Lihat ke Halaman Asli

Sebuah Pilihan: Islam dan Indonesia

Diperbarui: 17 Juni 2015   06:41

Kompasiana adalah platform blog. Konten ini menjadi tanggung jawab bloger dan tidak mewakili pandangan redaksi Kompas.

Filsafat. Sumber ilustrasi: PEXELS/Wirestock

Pernah suatu kali saya ditanya oleh salah seorang sahabat, sebuah pertanyaan tiktok yang harus dijawab seketika tanpa berpikir lama-lama. Dalam kesempatan itu, teman saya menanyakan “Islam atau Indonesia?”. Mungkin karena kesempatan berpikir yang sangat singkat, waktu itu saya menjawab “Indonesia”. Jawaban tersebut muncul karena refleks. Sebagai hasil berpikir sepersekian detik–kalau tidak mau dibilang nggak mikir.

Hari ini, setelah saya memikirkan dan merenungkan pertanyaan itu kembali, saya menarik kesimpulan unik. ternyata berapapun waktu yang diberikan, sepertinya pilihan saya tetap pada “Indonesia”. Bukan karena Islam tidak penting buat saya. Bukan pula berdasarkan hadits yang katanya maudhu’ , tapi shohih maknanya: “hubbul wathan minal iman” (cinta tanah air sebagian dari iman). Tapi murni karena keberadaan Indonesia lah, umat Islam di nusantara mampu beribadah dengan khusyu’ dan khidmat.

Mari sejenak kita menelisik tragedi Rohingnya. Di tengah penolakan suaka berbagai negara, kelaparan, dan rasa sakit, mungkinkah muslim Rohingnya bisa sholat lima waktu di atas kapal dengan khusyu’ sebagaimana yang bisa dilakukan umat muslim di Indonesia? Tentu tidak.

Atau, mari kita lihat negara-negara Timur Tengah yang lebih ‘islami’ dibandingkan Indonesia. Ada sederet negara seperti Mesir, Libya, Yaman, Suriah, Irak, dan masih banyak lagi. Kesamaan di antara negara-negara tersebut yang patut kita garis bawahi, mengapa di negara tersebut terus terjadi konflik? dan ironisnya konflik-konflik tersebut justru terjadi antar umat Islam.

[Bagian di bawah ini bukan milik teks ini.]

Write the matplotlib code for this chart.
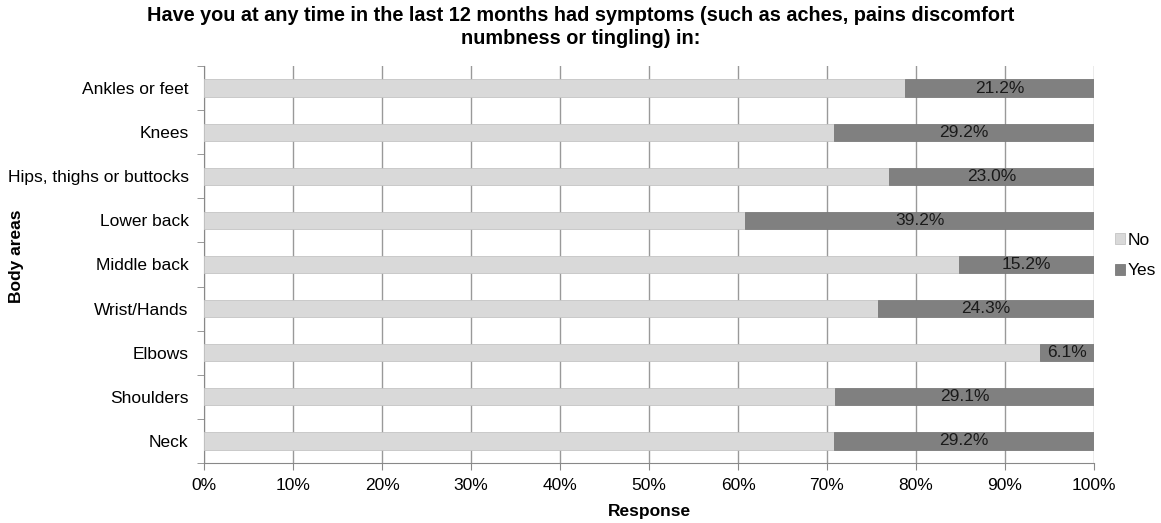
import numpy as np
import matplotlib.pyplot as plt

plt.rcParams['font.family'] = ['Liberation Sans', 'DejaVu Sans']

# body areas, bottom to top
areas = ['Neck', 'Shoulders', 'Elbows', 'Wrist/Hands', 'Middle back',
         'Lower back', 'Hips, thighs or buttocks', 'Knees', 'Ankles or feet']
yes = [29.2, 29.1, 6.1, 24.3, 15.2, 39.2, 23.0, 29.2, 21.2]
no = [100 - v for v in yes]


def createStackedBar():
    '''
    draws the No/Yes stacked horizontal bars and saves out.png
    '''
    fig = plt.figure(figsize=(11.61, 5.23), dpi=100)
    ax = fig.add_axes([204 / 1161, 1 - 463 / 523, 890 / 1161, 397 / 523])

    pos = np.arange(len(areas))
    h = 0.39
    ax.barh(pos, no, height=h, color='#d9d9d9', edgecolor='#c4c4c4',
            linewidth=0.6, label='No', zorder=3)
    ax.barh(pos, yes, left=no, height=h, color='#808080', edgecolor='#7a7a7a',
            linewidth=0.6, label='Yes', zorder=3)

    # value labels on the Yes part
    for i in range(len(areas)):
        ax.text(no[i] + yes[i] / 2, pos[i], f'{yes[i]:.1f}%', ha='center',
                va='center', fontsize=12.5, color='#1a1a1a', zorder=4)

    ax.set_xlim(0, 100)
    ax.set_ylim(-0.5, len(areas) - 0.5)
    ax.set_xticks(np.arange(0, 101, 10))
    ax.set_xticklabels([f'{v}%' for v in range(0, 101, 10)], fontsize=12.5)
    ax.set_yticks(pos)
    ax.set_yticklabels(areas, fontsize=12.5)
    ax.set_yticks(np.arange(-0.5, len(areas), 1), minor=True)
    ax.tick_params(axis='y', which='major', length=0, pad=11)
    ax.tick_params(axis='y', which='minor', length=5, color='#888888')
    ax.tick_params(axis='x', length=5, color='#888888', pad=6)

    ax.grid(axis='x', color='#999999', linewidth=1, zorder=0)
    for s in ['top', 'right']:
        ax.spines[s].set_visible(False)
    ax.spines['left'].set_color('#888888')
    ax.spines['bottom'].set_color('#888888')

    ax.set_xlabel('Response', fontsize=12.5, fontweight='bold', labelpad=8)
    ax.set_ylabel('Body areas', fontsize=12.5, fontweight='bold')
    ax.yaxis.set_label_coords(-0.202, 0.52)
    fig.text(0.5, 1 - 27 / 523,
             'Have you at any time in the last 12 months had symptoms (such as aches, pains discomfort\n'
             'numbness or tingling) in:', ha='center', va='center',
             fontsize=14.3, fontweight='bold', linespacing=1.25)

    ax.legend(loc='center left', bbox_to_anchor=(1.006, 0.523), frameon=False,
              fontsize=12.5, handlelength=0.6, handleheight=0.6,
              handletextpad=0.15, labelspacing=0.9)

    plt.savefig('out.png', dpi=100)


if __name__ == '__main__':
    createStackedBar()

Di sinilah saya melihat bahwa Indonesia adalah negara yang sangat ideal. Mayoritas muslim tapi bukan negara Islam. Tercatat, 12,7 persen pemeluk Islam dunia berada di Indonesia. Negara Kesatuan Republik Indonesia adalah manifestasi Islam itu sendiri. Cinta kasih, saling menghormati, dan toleransi. Indonesia mampu mengakomodasi berbagai suku, ras, dan agama dalam persatuan dan kesatuan. Kita tentu tahu pahlawan-pahlawan seperti Tuanku Imam Bonjol, Pangeran Diponegoro, Kapiten Pattimura dan Christina Masrtha Tiahahu. Ukhuwwah wathaniyah telah mengikat mereka semua ke dalam satu perjuangan untuk tujuan yang sama, Indonesia.

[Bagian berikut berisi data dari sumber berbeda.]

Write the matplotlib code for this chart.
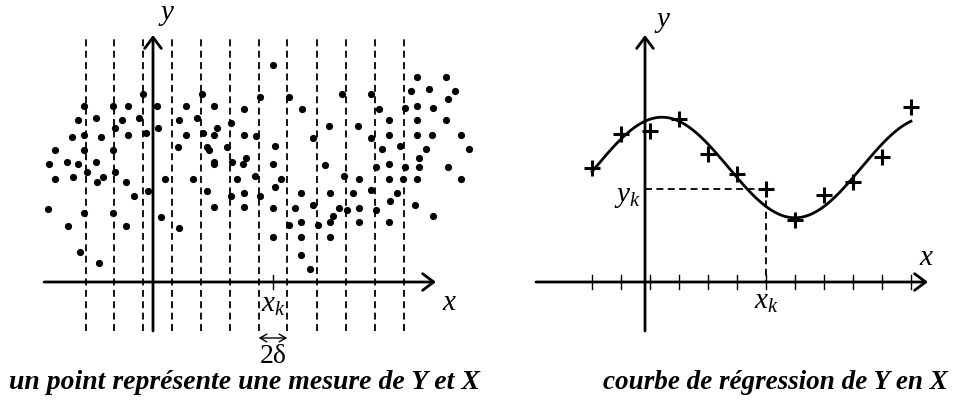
import matplotlib
matplotlib.use("Agg")
import matplotlib.pyplot as plt
import numpy as np

plt.rcParams["font.family"] = ["Liberation Serif", "DejaVu Serif"]
plt.rcParams["mathtext.fontset"] = "custom"
plt.rcParams["mathtext.it"] = "Liberation Serif:italic"
plt.rcParams["mathtext.rm"] = "Liberation Serif"
plt.rcParams["lines.scale_dashes"] = False

# ---------------- data ----------------
# Left panel: scattered measurements (x, y) of the pair (X, Y)
scatter_x = [-10, -69, -40, -25, 4, 33, 49, 61, 91, -75, -57, -31, -14, 26, 44, 78,
             64, -38, 5, -81, -69, -52, -25, -7, 33, 50, 61, 91, -98, -69, -40, 25,
             54, 56, 74, -104, -86, -75, -57, 61, 61, 79, 93, 90, -98, -80, -66, -50,
             -56, -38, -27, 12, 40, 84, -5, 54, -19, 78, 91, -105, -69, -40, 61, 91,
             -85, -27, 8, 26, -73, -54,
             120, 264, 293, 276, 302, 258, 107, 136, 189, 218, 295, 149, 226, 252, 264,
             280, 236, 264, 293, 176, 205, 103, 160, 218, 236, 264, 279, 308, 122, 229,
             247, 273, 266, 316, 120, 172, 223, 236, 252, 266, 295, 102, 128, 122, 191,
             206, 236, 250, 264, 308, 107, 148, 177, 200, 218, 244, 120, 142, 160, 186,
             194, 206, 223, 237, 262, 280, 136, 148, 165, 180, 177, 206, 236, 120, 148,
             177, 148, 157]
scatter_y = [188, 176, 176, 176, 176, 176, 188, 176, 173, 162, 164, 162, 164, 162, 164, 159,
             154, 154, 154, 145, 147, 145, 147, 149, 147, 149, 147, 147, 132, 132, 132, 135,
             135, 132, 135, 118, 120, 118, 120, 120, 118, 120, 124, 118, 103, 105, 110, 105,
             100, 110, 100, 103, 103, 103, 91, 91, 86, 86, 89, 73, 69, 69, 75, 75,
             56, 56, 65, 54, 30, 19,
             217, 205, 205, 193, 191, 191, 185, 185, 188, 188, 183, 173, 173, 174, 176,
             174, 162, 162, 162, 156, 156, 146, 144, 144, 147, 147, 147, 147, 136, 133,
             136, 133, 124, 133, 118, 117, 115, 118, 115, 115, 115, 106, 103, 95, 106,
             103, 103, 103, 103, 103, 86, 89, 89, 89, 92, 89, 74, 74, 77, 74,
             72, 74, 72, 81, 77, 66, 57, 60, 57, 66, 60, 60, 60, 45, 45,
             45, 27, 13]
# class boundaries x_k - delta / x_k + delta
strip_edges = [-67, -39, -10, 19, 48, 77, 106, 134, 164, 193, 222, 251]
left_xk = 120
delta = 14.3

# Right panel: conditional means of Y at each x_k
grid_x = [-53, -24, 5, 34, 63, 92, 121, 150, 179, 208, 237, 266]
mean_y = [114, 148, 151, 163, 128, 108, 93, 62, 87, 100, 125, 175]
k_index = 6

# regression curve (cosine model): peak position, period, level, amplitude
curve_peak_x = 17
curve_period = 266
curve_level = 114.5
curve_amp = 50.3

# ---------------- drawing ----------------
fig = plt.figure(figsize=(9.59, 4.10), dpi=100)


def panel(ox, oy):
    ax = fig.add_axes([0, 0, 1, 1])
    ax.set_xlim(-ox, 959 - ox)
    ax.set_ylim(oy - 410, oy)
    ax.axis("off")
    ax.patch.set_alpha(0)
    return ax


def axes_arrows(ax):
    style = "->,head_length=0.4,head_width=0.3"
    ax.annotate("", xy=(283, 0), xytext=(-109, 0),
                arrowprops=dict(arrowstyle=style, lw=2.0, color="k",
                                shrinkA=0, shrinkB=0, mutation_scale=20))
    ax.annotate("", xy=(0, 247), xytext=(0, -49),
                arrowprops=dict(arrowstyle=style, lw=2.0, color="k",
                                shrinkA=0, shrinkB=0, mutation_scale=20))


LBL = 21

# left panel
axL = panel(153, 283)
for xe in strip_edges:
    axL.plot([xe, xe], [-49, 243], color="k", lw=1.3, dashes=(5, 3.2))
axes_arrows(axL)
axL.scatter(scatter_x, scatter_y, s=27, c="k", linewidths=0, zorder=3)
axL.plot([left_xk, left_xk], [-7, 7], color="k", lw=1.0)
axL.text(14, 268, "$y$", fontsize=LBL, ha="center", va="center")
axL.text(297, -20, "$x$", fontsize=LBL, ha="center", va="center")
axL.text(left_xk, -22, "$x_k$", fontsize=LBL, ha="center", va="center")
axL.annotate("", xy=(left_xk + delta, -56), xytext=(left_xk - delta, -56),
             arrowprops=dict(arrowstyle="<->,head_length=0.35,head_width=0.2",
                             lw=1.0, color="k", shrinkA=0, shrinkB=0,
                             mutation_scale=14))
axL.text(left_xk, -74, "2δ", fontsize=20, ha="center", va="center")
axL.text(91, -100, "un point représente une mesure de Y et X", fontsize=20,
         style="italic", weight="bold", ha="center", va="center")

# right panel
axR = panel(645, 283)
axes_arrows(axR)
for gx in grid_x:
    axR.plot([gx, gx], [-7, 7], color="k", lw=1.0)
cx = np.linspace(grid_x[0], grid_x[-1], 300)
cy = curve_level + curve_amp * np.cos(2 * np.pi * (cx - curve_peak_x) / curve_period)
axR.plot(cx, cy, color="k", lw=2.0)
axR.plot(grid_x, mean_y, "+", color="k", ms=11, mew=2.2, zorder=4)
xk, yk = grid_x[k_index], mean_y[k_index]
axR.plot([0, xk], [yk, yk], color="k", lw=1.3, dashes=(5, 3.2))
axR.plot([xk, xk], [yk, 0], color="k", lw=1.3, dashes=(5, 3.2))
axR.text(18, 261, "$y$", fontsize=LBL, ha="center", va="center")
axR.text(-4, 86, "$y_k$", fontsize=LBL, ha="right", va="center")
axR.text(282, 25, "$x$", fontsize=LBL, ha="center", va="center")
axR.text(xk, -19, "$x_k$", fontsize=LBL, ha="center", va="center")
axR.text(130, -100, "courbe de régression de Y en X", fontsize=19.5,
         style="italic", weight="bold", ha="center", va="center")

fig.savefig("out.png", dpi=100, facecolor="white")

Jujur saya kecewa dengan gerakan-gerakan yang mengatasnamakan Islam, menuju khilafah islamiyyah dan sejenisnya. Yang katanya ingin menjadikan Indonesia sebagai negara Islam kaffah. Apalagi yang terang-terangan menyatakan Pancasila dan UUD 1945 haram; Hormat pada Sang Merah Putih dikata syirik; dan lain sebagainya. Justru di mata saya gerakan-gerakan tersebut sangat berpotensi menebar permusuhan dan perpecahan. Bukankah Islam adalah rahmatan lil alamin?

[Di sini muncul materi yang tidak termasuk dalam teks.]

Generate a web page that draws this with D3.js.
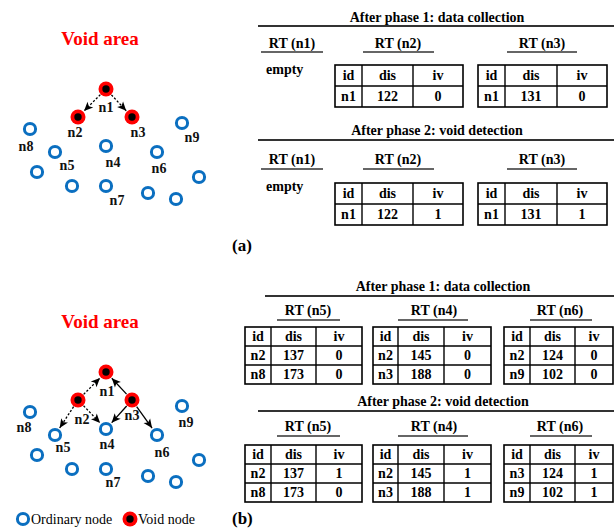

Akhirnya, saya yakin bahwa kecintaan antara Indonesia dan Islam bukanlah dua hal yang akan saling mereduksi. Cinta kepada Islam harusnya mencintai ajaran-ajaran Allah yang disampaikan Muhammad. Termasuk di dalamnya persatuan, cinta, dan kerukunan. Sedangkan cinta kepada Indonesia, adalah wujud syukur karena negara adalah anugrah dari tuhan. Bukan sebagai pengingkaran eksistensi Islam.

“Ya Tuhanku, jadikanlah negeri ini, negeri yang aman. Dan jauhkanlah aku beserta anak cucuku dari menyembah berhala-berhala.“-QS. Ibrahim: 35. Sebuah bukti kedalaman cinta Ibrahim pada tanah airnya. (*)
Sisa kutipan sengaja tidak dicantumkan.